Das Politmagazin “Panorama“ widmet eine ganze Sendung dem Genre der Scripted Reality, in dem Realität im Fernsehen inszeniert wird.

Hamburg. Jeden Nachmittag wird bei RTL heftig gestritten. In Sendungen wie "Die Schulermittler" oder "Familien im Brennpunkt" fliegen die Fetzen. Die Menschen, die hier vorgeführt werden, sind eher einfach strukturiert. Nicht wenige von ihnen scheinen dem Hartz-IV-Milieu anzugehören.

Tatsächlich sind diese Leute Laiendarsteller, die nach Drehbuch pöbeln. Beide Sendungen sind Formate, die in Branchenkreisen Scripted Reality genannt werden. Produktionen dieses Genres kommen wie Dokumentationen daher, sind aber in Wirklichkeit von vorn bis hinten durchinszeniert.

Das ARD-Politmagazin "Panorama" hat unter dem Titel "Lügenfernsehen: Wie Privatsender ihre Zuschauer in die Irre führen" diesem Phänomen eine komplette Ausgabe gewidmet. Schon vor der Ausstrahlung gab es Streit: In einer Pressemitteilung hatte "Panorama" behauptet, dass es selbst für Experten schwer zu beurteilen sei, "welche Formate noch echt sind und welche nicht". Als Beleg wurde der Medienwissenschaftler Hans-Jürgen Weiß angeführt, der für die Landesmedienanstalten TV-Programme analysiert. Er ordnet Scripted Reality erst seit Kurzem der "Unterhaltung" und nicht mehr der "Publizistik" zu. RTL erklärte daraufhin, dass der Sender selbst Scripted Reality als "Unterhaltung" ausweise. Die ARD-Kollegen seien "im Eifer ihres manchmal eher verzweifelten Gefechts gegen die Erfolge der Privaten ... wohl selbst durcheinandergekommen".

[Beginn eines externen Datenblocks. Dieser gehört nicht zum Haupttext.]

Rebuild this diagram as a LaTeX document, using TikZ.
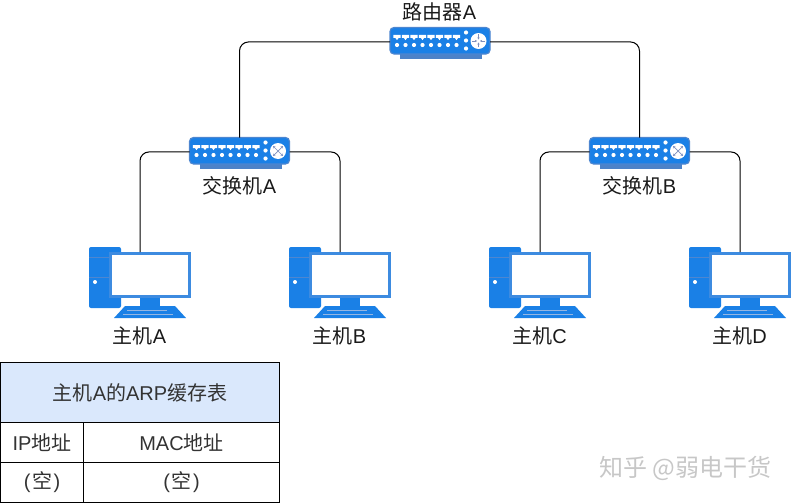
\documentclass[tikz,border=0pt]{standalone}
\usepackage{fontspec}
\setmainfont{Noto Sans CJK SC}
\newfontfamily\latinfont{Liberation Sans}
\newcommand{\lat}[1]{{\latinfont #1}}
\newcommand{\emptycell}{\lat{(}\kern1.5pt 空\kern1.5pt\lat{)}}
\definecolor{devblue}{HTML}{1A80E6}
\definecolor{devedge}{HTML}{4D86D0}
\definecolor{devbase}{HTML}{4C82C8}
\definecolor{monframe}{HTML}{3D8BE0}
\definecolor{arrowgrey}{HTML}{7E8FBE}
\definecolor{txt}{HTML}{1A1A1A}
\definecolor{tabletxt}{HTML}{333333}
\definecolor{hdrfill}{HTML}{DAE8FC}
\tikzset{
  x=1pt,y=-1pt,
  lbl/.style={font=\fontsize{20}{22}\selectfont,text=txt,inner sep=0pt},
  tlbl/.style={draw=black,line width=0.9pt,font=\fontsize{20}{22}\selectfont,text=tabletxt,inner sep=0pt,outer sep=0pt,anchor=north west},
  devbody/.style={fill=devblue,draw=devedge,line width=1.2pt,rounded corners=4pt,minimum width=100pt,minimum height=26.5pt,inner sep=0pt,outer sep=0pt},
  wire/.style={draw=black,line width=1pt,rounded corners=9pt},
  hostbody/.style={minimum width=79pt,minimum height=43pt,inner sep=0pt,outer sep=0pt,fill=white,draw=monframe,line width=3pt},
}
\usetikzlibrary{arrows.meta}
% #1 node name, #2 left, #3 top, #4 icon kind (0 router, 1 switch)
\newcommand{\netdevice}[4]{
  \fill[devbase] (#2+10,#3+24) rectangle (#2+92,#3+31);
  \node[devbody,anchor=north west] (#1) at (#2,#3) {};
  \foreach \i in {0,...,7}{
    \fill[white] ({#2+7+8.5*\i-3.6},#3+7.5) -- ({#2+7+8.5*\i+3.6},#3+7.5) -- ({#2+7+8.5*\i+3.6},#3+10.5) -- ({#2+7+8.5*\i+1.6},#3+10.5) -- ({#2+7+8.5*\i},#3+12.6) -- ({#2+7+8.5*\i-1.6},#3+10.5) -- ({#2+7+8.5*\i-3.6},#3+10.5) -- cycle;
    \fill[white] ({#2+7+8.5*\i},#3+17.5) circle (2.1);
  }
  \foreach \j in {5,13,21}{\fill[white] (#2+76,#3+\j) circle (2.1);}
  \fill[white] (#2+88.5,#3+13.5) circle (8);
  \ifnum#4=0
    \draw[arrowgrey,line width=0.6pt,-{Stealth[length=2.2pt,width=2.4pt]}] (#2+88.5,#3+7) -- (#2+88.5,#3+12);
    \draw[arrowgrey,line width=0.6pt,-{Stealth[length=2.2pt,width=2.4pt]}] (#2+88.5,#3+20) -- (#2+88.5,#3+15);
    \draw[arrowgrey,line width=0.6pt,-{Stealth[length=2.2pt,width=2.4pt]}] (#2+82,#3+13.5) -- (#2+87,#3+13.5);
    \draw[arrowgrey,line width=0.6pt,-{Stealth[length=2.2pt,width=2.4pt]}] (#2+95,#3+13.5) -- (#2+90,#3+13.5);
  \else
    \draw[arrowgrey,line width=0.7pt,{Stealth[length=2.4pt,width=2.6pt]}-{Stealth[length=2.4pt,width=2.6pt]}] (#2+83.5,#3+8.5) -- (#2+93.5,#3+18.5);
    \draw[arrowgrey,line width=0.7pt,{Stealth[length=2.4pt,width=2.6pt]}-{Stealth[length=2.4pt,width=2.6pt]}] (#2+93.5,#3+8.5) -- (#2+83.5,#3+18.5);
  \fi
}
% #1 connection point name, #2 left of tower, #3 top of tower
\newcommand{\hosticon}[3]{
  \fill[devblue,rounded corners=2pt] (#2,#3) rectangle (#2+32,#3+61);
  \draw[devedge,line width=0.9pt] (#2,#3+10) -- (#2+20,#3+10) (#2,#3+30) -- (#2+20,#3+30);
  \fill[white] (#2+6,#3+35) circle (2);
  \fill[devblue] (#2+51,#3+50) rectangle (#2+71,#3+60);
  \fill[devblue] (#2+36,#3+59) -- (#2+86,#3+59) -- (#2+97,#3+71) -- (#2+25,#3+71) -- cycle;
  \draw[devedge!60!white,line width=1pt] (#2+38,#3+63) -- (#2+78,#3+63) (#2+34,#3+67) -- (#2+84,#3+67);
  \node[hostbody,anchor=north west] (#1box) at (#2+21.5,#3+6.5) {};
  \coordinate (#1) at (#2+51,#3+5);
}
\begin{document}
\begin{tikzpicture}
\useasboundingbox (0,0) rectangle (791,503);
\netdevice{rt}{390}{27.5}{0}
\netdevice{swa}{189.5}{137.5}{1}
\netdevice{swb}{589.5}{137.5}{1}
\hosticon{ha}{89}{247}
\hosticon{hb}{289}{247}
\hosticon{hc}{489}{247}
\hosticon{hd}{689}{247}
\draw[wire] ([yshift=-1.2pt]rt.west) -| (swa.north);
\draw[wire] ([yshift=-1.2pt]rt.east) -| (swb.north);
\draw[wire] ([yshift=-1.2pt]swa.west) -| (ha);
\draw[wire] ([yshift=-1.2pt]swa.east) -| (hb);
\draw[wire] ([yshift=-1.2pt]swb.west) -| (hc);
\draw[wire] ([yshift=-1.2pt]swb.east) -| (hd);
\node[lbl] (trt) at (439.5,12) {路由器\lat{A}};
\node[lbl] (tswa) at (239.5,186) {交换机\lat{A}};
\node[lbl] (tswb) at (639.5,186) {交换机\lat{B}};
\node[lbl] (tha) at (139.5,336) {主机\lat{A}};
\node[lbl] (thb) at (339.5,336) {主机\lat{B}};
\node[lbl] (thc) at (539.5,336) {主机\lat{C}};
\node[lbl] (thd) at (739.5,336) {主机\lat{D}};
\node[tlbl,fill=hdrfill,minimum width=279pt,minimum height=60pt] (hdr) at (0.5,362.5) {主机\lat{A}的\lat{ARP}缓存表};
\node[tlbl,minimum width=83pt,minimum height=40pt] (ip) at (0.5,422.5) {\lat{IP}地址};
\node[tlbl,minimum width=196pt,minimum height=40pt] (mac) at (83.5,422.5) {\lat{MAC}地址};
\node[tlbl,minimum width=83pt,minimum height=40pt] (e1) at (0.5,462.5) {\emptycell};
\node[tlbl,minimum width=196pt,minimum height=40pt] (e2) at (83.5,462.5) {\emptycell};
\node[font=\fontsize{24}{28}\selectfont,text=black!22,inner sep=0pt] (wm) at (685.5,468) {知乎 @弱电干货};
\end{tikzpicture}
\end{document}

Allerdings werden auch in Programmzeitschriften wie der "Hörzu" Formate wie "Mitten im Leben!" und "Familien im Brennpunkt" als Dokusoap statt als Scripted Reality etikettiert. Zudem droht die inszenierte Realität sich auch außerhalb der Scripted-Reality-Schiene am Nachmittag auszubreiten: "Panorama" führt als Beispiel das Format "Unterm Hammer" an, das RTL vor gut einem Jahr im Vorabendprogramm brachte. Hier sollten Hausbesitzer mit Geldproblemen ihre Immobilie zu einem hohen Preis versteigern. Doch nicht einmal die Hausbesitzer wussten, dass "Bieter" und "Käufer" Schauspieler waren. Der Verkauf war ein Fake. Nach einer Folge stellte RTL "Unterm Hammer" ein.

Ist aber Scripted Reality tatsächlich nur ein Problem des Privaten? Vergangenen Oktober sickerte durch, dass in einem NDR-Papier mit dem Titel "Scripted Reality - eine Chance für den NDR?" behauptet wurde, das Genre sei eine "konsequente Weiterentwicklung der bisherigen Dokusoaps". Der NDR hatte auch bereits Kontakt zu Scripted-Reality-Produzenten aufgenommen. Die Sache verlief im Sande - wohl weil sie zur Unzeit publik wurde.